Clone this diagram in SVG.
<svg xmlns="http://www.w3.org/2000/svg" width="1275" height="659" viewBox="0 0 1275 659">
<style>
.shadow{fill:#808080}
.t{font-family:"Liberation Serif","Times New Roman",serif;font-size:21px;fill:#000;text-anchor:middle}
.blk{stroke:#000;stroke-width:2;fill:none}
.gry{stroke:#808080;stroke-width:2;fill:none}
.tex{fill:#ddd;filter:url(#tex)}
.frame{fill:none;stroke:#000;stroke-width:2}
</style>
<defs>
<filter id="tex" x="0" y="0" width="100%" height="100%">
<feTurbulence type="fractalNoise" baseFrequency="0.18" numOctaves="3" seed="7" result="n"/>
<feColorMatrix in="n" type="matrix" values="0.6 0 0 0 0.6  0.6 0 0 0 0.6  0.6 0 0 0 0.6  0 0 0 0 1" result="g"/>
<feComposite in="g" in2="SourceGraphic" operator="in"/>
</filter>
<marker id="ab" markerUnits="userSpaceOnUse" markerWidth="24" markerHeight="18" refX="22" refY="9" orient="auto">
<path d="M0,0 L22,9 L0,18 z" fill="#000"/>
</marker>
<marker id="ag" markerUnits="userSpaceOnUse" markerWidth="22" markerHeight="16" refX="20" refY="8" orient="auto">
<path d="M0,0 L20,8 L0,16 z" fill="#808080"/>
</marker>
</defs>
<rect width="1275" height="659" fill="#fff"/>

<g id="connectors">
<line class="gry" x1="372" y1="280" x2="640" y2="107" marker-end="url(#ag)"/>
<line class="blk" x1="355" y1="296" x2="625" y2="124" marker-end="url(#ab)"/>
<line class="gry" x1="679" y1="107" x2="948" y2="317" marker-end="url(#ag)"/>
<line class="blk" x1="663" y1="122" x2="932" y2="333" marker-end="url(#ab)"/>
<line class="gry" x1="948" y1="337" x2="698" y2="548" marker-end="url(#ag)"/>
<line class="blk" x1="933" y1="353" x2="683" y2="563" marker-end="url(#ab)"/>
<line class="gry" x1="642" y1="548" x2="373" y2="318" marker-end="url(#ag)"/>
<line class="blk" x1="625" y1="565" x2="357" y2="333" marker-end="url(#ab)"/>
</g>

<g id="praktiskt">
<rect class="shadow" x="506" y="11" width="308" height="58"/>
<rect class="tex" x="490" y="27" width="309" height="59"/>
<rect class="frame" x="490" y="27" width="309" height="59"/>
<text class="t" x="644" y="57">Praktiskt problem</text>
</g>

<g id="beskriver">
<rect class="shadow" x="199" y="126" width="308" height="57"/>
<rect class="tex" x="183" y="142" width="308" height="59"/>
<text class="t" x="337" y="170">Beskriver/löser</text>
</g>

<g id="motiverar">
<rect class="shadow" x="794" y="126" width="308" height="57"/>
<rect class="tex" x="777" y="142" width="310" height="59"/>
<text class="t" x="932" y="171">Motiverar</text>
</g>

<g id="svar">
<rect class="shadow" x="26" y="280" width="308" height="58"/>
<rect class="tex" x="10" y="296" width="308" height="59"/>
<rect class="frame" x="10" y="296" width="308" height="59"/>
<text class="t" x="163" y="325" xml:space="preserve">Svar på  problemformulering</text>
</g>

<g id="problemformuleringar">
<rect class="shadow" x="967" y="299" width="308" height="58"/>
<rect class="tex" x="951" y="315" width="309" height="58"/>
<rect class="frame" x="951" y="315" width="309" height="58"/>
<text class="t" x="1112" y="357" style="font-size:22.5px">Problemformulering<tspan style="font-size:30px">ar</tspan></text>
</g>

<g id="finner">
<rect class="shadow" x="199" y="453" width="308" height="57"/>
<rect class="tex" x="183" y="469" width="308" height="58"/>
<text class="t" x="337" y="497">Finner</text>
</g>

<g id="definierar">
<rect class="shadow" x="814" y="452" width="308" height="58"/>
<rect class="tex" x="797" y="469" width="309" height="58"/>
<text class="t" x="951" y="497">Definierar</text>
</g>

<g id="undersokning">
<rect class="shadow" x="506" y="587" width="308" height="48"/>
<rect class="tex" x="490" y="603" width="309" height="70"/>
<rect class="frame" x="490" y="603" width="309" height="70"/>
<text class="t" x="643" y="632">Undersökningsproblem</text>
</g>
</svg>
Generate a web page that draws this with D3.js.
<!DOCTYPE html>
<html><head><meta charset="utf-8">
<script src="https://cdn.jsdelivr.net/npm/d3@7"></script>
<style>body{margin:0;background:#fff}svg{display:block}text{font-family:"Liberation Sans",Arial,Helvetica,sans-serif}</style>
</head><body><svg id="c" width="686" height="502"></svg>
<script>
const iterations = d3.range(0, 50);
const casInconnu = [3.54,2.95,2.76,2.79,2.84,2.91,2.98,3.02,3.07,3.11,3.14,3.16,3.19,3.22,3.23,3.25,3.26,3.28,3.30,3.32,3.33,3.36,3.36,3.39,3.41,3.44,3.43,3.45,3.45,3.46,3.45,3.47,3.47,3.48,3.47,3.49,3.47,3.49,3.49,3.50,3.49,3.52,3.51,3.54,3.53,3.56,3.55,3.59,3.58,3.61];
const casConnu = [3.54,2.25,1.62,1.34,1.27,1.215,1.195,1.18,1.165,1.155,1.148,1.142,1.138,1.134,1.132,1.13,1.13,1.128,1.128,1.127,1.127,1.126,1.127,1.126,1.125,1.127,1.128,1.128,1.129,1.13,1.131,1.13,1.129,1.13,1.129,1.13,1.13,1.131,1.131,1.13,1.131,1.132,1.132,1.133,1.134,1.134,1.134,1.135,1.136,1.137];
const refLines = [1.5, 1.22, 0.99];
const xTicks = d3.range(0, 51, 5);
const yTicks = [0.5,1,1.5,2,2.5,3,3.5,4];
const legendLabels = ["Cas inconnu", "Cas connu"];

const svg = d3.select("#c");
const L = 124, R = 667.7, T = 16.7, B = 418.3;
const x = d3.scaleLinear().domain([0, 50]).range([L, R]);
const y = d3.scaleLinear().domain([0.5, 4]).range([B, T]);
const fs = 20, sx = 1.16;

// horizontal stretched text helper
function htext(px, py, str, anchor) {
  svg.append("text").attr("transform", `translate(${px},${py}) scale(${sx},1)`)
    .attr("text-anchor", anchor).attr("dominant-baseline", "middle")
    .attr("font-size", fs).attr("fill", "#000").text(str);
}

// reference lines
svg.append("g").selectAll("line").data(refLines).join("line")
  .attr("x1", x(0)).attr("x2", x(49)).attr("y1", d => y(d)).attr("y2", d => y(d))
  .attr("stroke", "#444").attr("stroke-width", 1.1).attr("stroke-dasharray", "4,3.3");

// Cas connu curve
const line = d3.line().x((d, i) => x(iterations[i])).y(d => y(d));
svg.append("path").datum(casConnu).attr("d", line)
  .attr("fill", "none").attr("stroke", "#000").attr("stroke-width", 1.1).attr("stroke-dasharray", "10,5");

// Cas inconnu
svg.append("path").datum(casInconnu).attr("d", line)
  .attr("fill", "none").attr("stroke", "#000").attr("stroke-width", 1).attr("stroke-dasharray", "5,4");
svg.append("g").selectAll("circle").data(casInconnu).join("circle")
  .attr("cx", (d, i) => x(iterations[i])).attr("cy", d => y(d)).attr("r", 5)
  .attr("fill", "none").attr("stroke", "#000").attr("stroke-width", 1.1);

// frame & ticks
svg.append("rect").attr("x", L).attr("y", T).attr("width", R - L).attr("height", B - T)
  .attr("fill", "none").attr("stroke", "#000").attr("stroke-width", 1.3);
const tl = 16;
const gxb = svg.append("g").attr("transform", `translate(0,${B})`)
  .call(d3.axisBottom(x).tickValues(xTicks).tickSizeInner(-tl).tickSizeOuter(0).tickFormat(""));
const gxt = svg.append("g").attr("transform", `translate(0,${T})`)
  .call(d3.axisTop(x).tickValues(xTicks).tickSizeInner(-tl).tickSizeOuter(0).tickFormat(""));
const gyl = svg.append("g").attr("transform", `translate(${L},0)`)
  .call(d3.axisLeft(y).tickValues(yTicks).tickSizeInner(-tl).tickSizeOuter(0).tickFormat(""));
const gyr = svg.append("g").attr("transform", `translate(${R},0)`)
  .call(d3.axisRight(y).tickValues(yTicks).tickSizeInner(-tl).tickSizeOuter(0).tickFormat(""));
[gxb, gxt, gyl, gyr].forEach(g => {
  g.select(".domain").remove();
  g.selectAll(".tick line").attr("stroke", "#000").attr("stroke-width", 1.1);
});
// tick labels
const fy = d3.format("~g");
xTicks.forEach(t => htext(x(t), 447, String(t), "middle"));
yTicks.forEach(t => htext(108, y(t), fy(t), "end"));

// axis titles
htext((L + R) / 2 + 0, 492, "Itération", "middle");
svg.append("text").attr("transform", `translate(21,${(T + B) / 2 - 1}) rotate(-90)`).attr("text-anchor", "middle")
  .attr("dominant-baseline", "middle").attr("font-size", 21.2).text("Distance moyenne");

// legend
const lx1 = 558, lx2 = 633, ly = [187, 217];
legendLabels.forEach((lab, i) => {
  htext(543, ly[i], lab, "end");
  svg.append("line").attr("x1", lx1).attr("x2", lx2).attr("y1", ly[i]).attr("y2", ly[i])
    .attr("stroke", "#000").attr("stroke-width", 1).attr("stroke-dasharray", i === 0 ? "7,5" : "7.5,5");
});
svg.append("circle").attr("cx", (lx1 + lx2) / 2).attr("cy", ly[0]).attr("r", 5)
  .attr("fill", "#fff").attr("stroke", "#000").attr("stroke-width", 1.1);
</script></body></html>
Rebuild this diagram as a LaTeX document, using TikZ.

---+---

- Your instructions -
Only the number is wanted: how many lines of the material above include the word "this"?

- Output of the task -
3